Durante los viernes de aquel año vi por primera vez a un exhibicionista, a un faquir, a una pareja punk; me enamoré por primera vez de una desconocida, vi a los falsos sordomudos del metro, a indígenas descalzos ofreciendo papelitos a gente que los ignoraba totalmente. Vi cómo le robaban la cartera a un señor, a chicos de secundaria fajando al final del andén, indigentes y niños de mi edad completamente drogados, puestos de películas porno junto a puestos de quesadillas, a un grupo de darketos, a una pareja gay. Todo lo que en mi pueblucho no pasaba estaba ahí, en la ciudad, y me provocaba una extraña fascinación. Durante todo el trayecto yo no hablaba con nadie, solo observaba. Imaginaba en silencio las historias de la gente que iba y venía. Y como en cualquier megaciudad de un país subdesarrollado, nadie se asombró nunca porque un niño de 10 años anduviera solo.

También fue a los 10 años, uno de esos viernes, cuando vi mi primer muerto. Caminaba de regreso del mercado, y poco antes de entrar al metro escuché un golpe. Busqué de dónde había venido y vi que la gente se concentraba de inmediato en una esquina de la México-Tacuba. Me fui metiendo entre los adultos hasta llegar al frente, y vi el cuerpo del muchacho. Supuse que era un repartidor, por todo el pan que estaba tirado. Su bicicleta estaba a unos metros, y él, bocarriba, tenía una abertura en la nuca por donde ya se le había salido mucha sangre. Supe de inmediato que estaba muerto. Todos lo sabían, pues nadie se acercaba al cuerpo, solo miraban. Alguien trajo de inmediato una sábana. Cuando llegó la ambulancia o el forense y levantaron el cuerpo, los sesos del muchacho cayeron sobre el asfalto. Se lo llevaron. Quien lo atropelló había huido. Alguien trajo una cubeta con agua y barrieron los sesos del muchacho hacia una coladera. Esa tarde no fui a explorar la ciudad. Llegué temprano a la carnicería. No había nada de tráfico, le dije a mi papá.

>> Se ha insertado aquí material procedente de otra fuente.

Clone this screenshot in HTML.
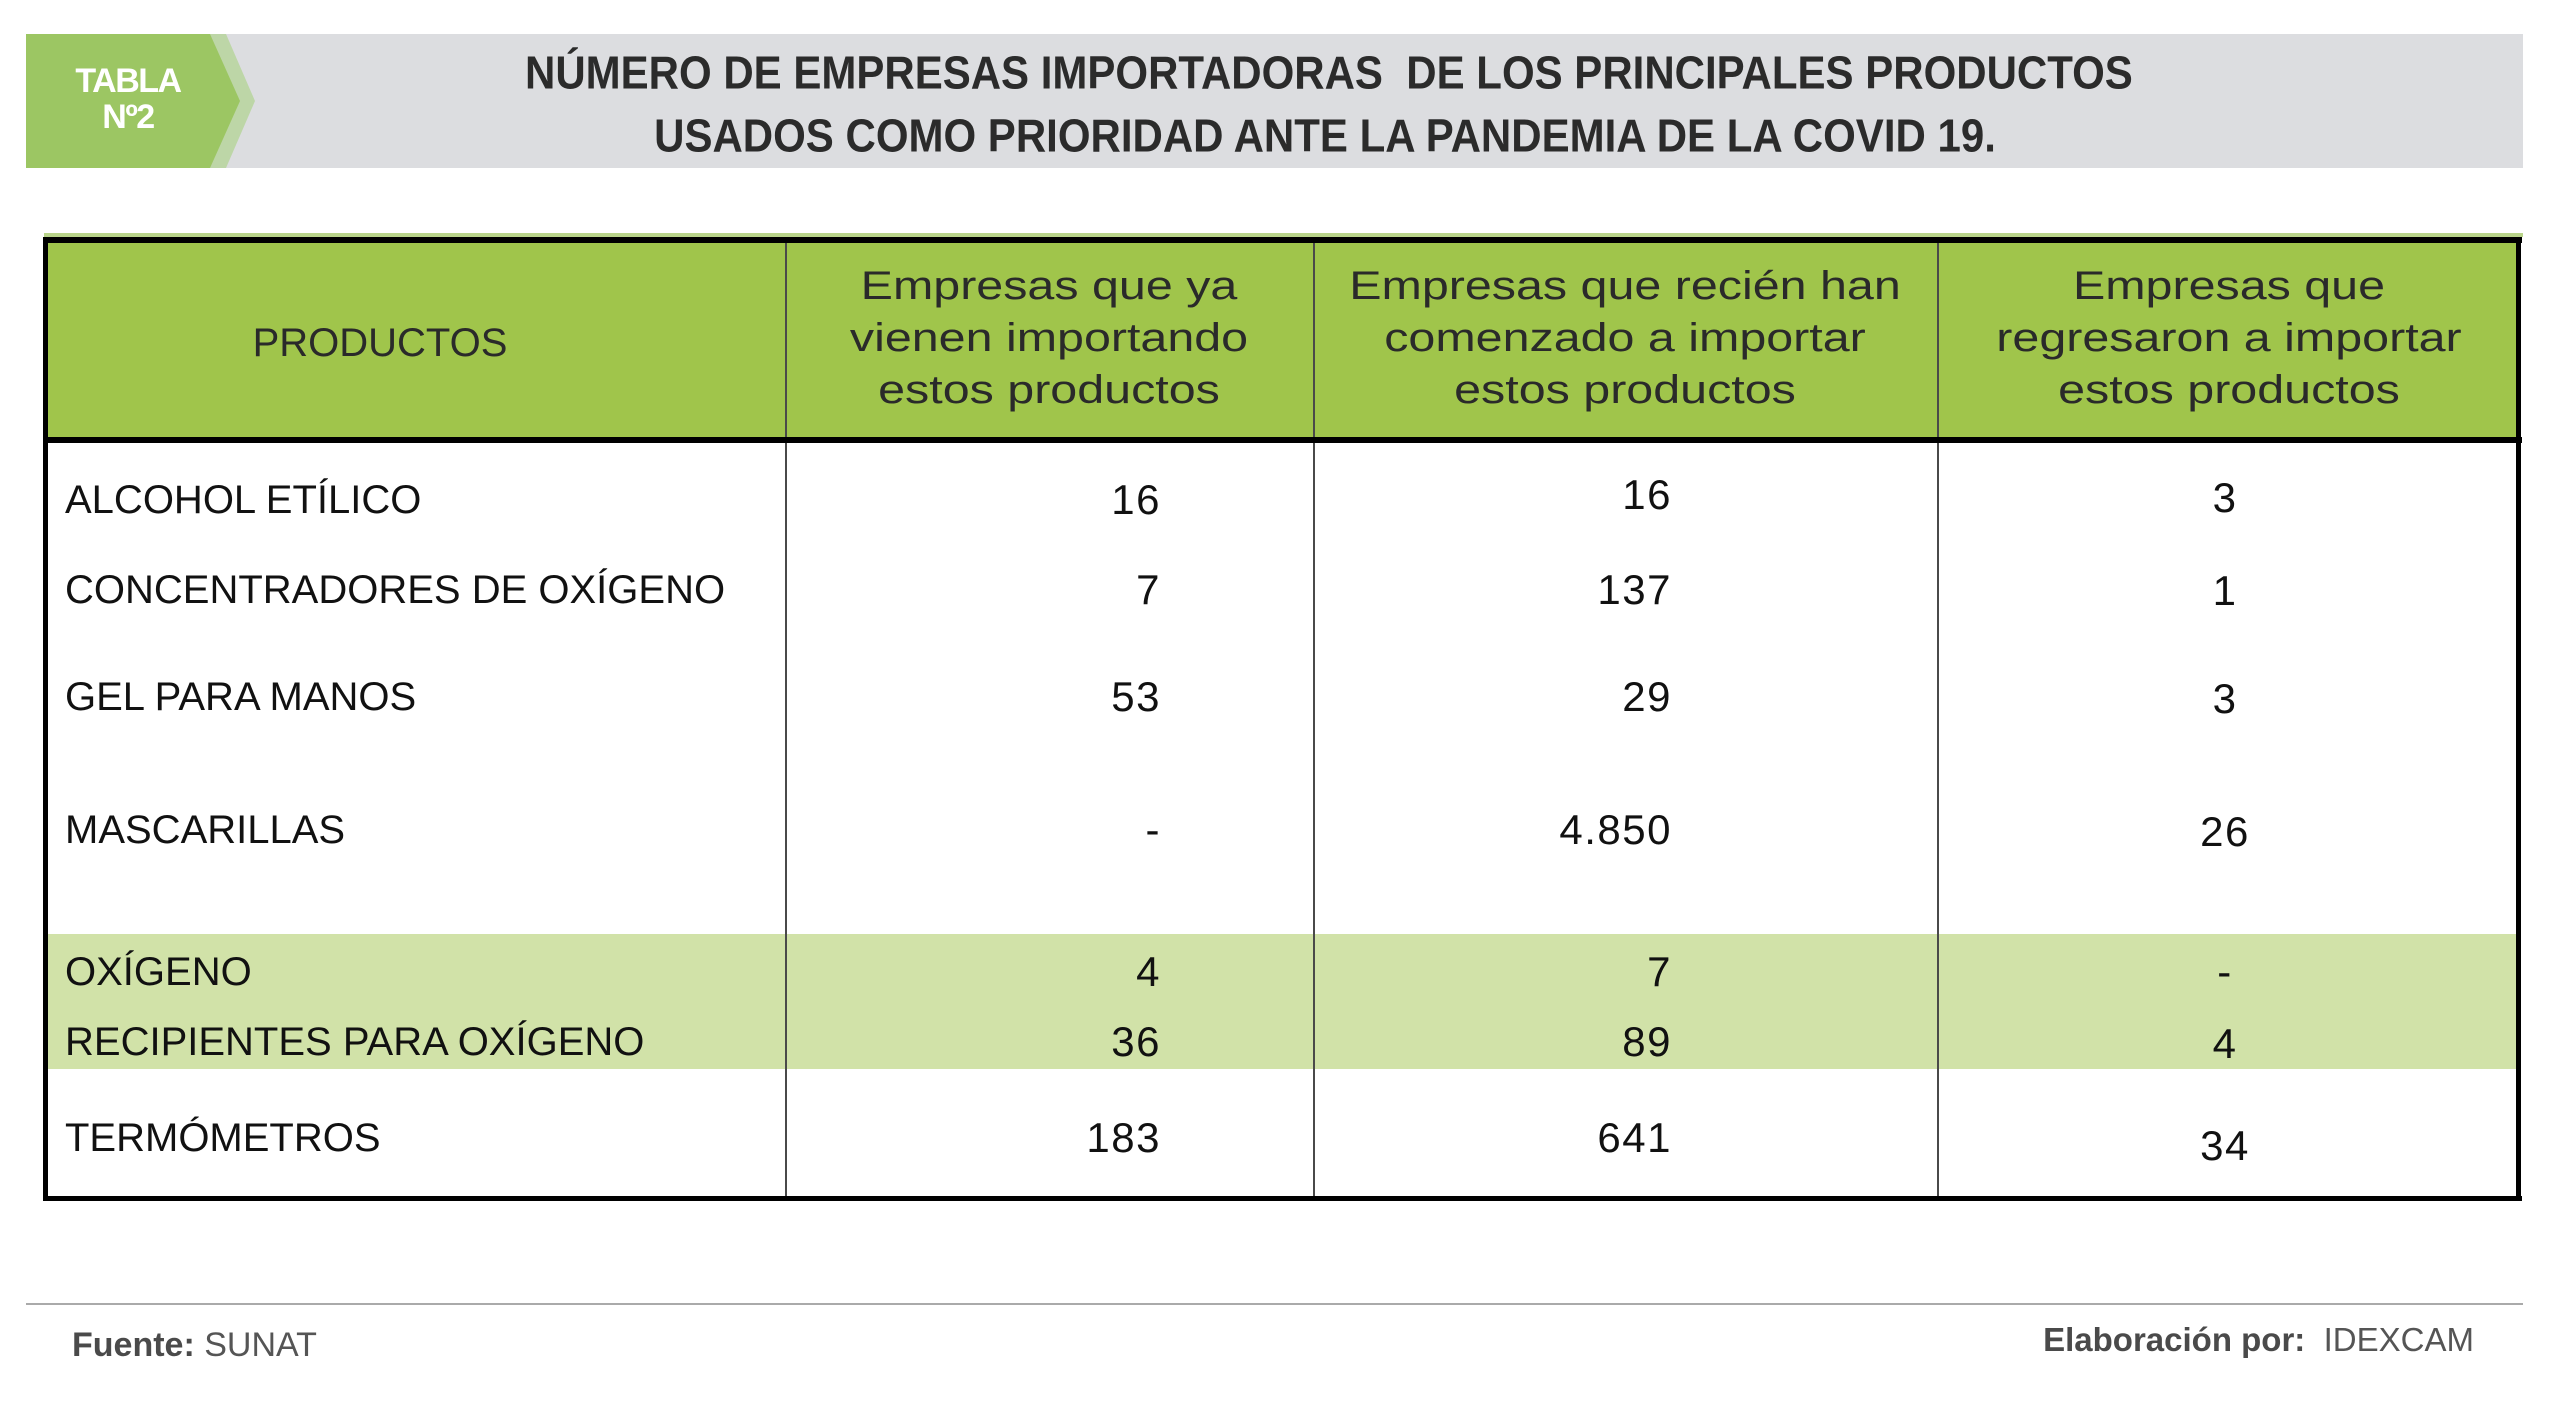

No le conté nunca a nadie, hasta ahora, sobre el muchacho muerto, pero seguí pensando en él cada vez que pasaba por ese cruce. A la siguiente semana, ya habían puesto una cruz blanca y unas flores. La última vez que pasé por el mercado de San Cosme, hace poco menos de un año, vi que la cruz sigue ahí. Oxidada y sin flores.

Después entré a sexto de primaria y dejé de ir a cobrarle a don Memo, no sé si porque mi padre dejó de venderle carne, o si mi madre al final lo convenció de que me podía pasar algo, o si mi padre pensó que un año había sido suficiente para que yo aprendiera a andar solo.

La vida volvió a ser izcallense y aburrida. Tuve que esperar 4 años para volver a explorar el DF. Entré a la prepa 4, en Tacubaya, después a la Facultad de Ciencias, en C. U., volví a vagar por la ciudad a mis anchas, a descubrirle lo bello y lo terrible, pero creo que fue durante aquellos viernes del 92 cuando realmente empecé a amar y a odiar el DF por igual. Y a querer ver más ciudades.

Quizá por eso viajo, no lo sé. Quizá busco algo en las ciudades, algo que empezó hace 25 años en el DF. O quizá no busco nada y más bien llevo 25 años huyendo del DF. De la imagen de los sesos de aquel muchacho muerto sobre la calle.

Pero hay algo, hay algo en Buenos Aires, y en Sarajevo, en Moscú, en Madrid, en Minneapolis, en Cracovia. En Delhi. Y yo lo busco desde hace mucho. Y creo que nunca le he agradecido a mi padre por aquellos viernes del 92. Por enseñarme a andar solo.

Y hoy, de pronto, he recordado todo aquello.

Hoy, 3 de diciembre de 2017, he visto un muerto en Delhi. Ruido de frenos, un golpe, una bicicleta. La gente se acercó a mirar. Alguien trajo algo para cubrir el cuerpo. Cuando se lo llevaron, alguien barrió la sangre y recogió unas monedas que se le habían caído al muchacho. Después me metí al metro. Miré el mapa de las líneas. Hoy es domingo y quiero aventurarme un poco más allá de Old Delhi. Aún estoy explorando la ciudad.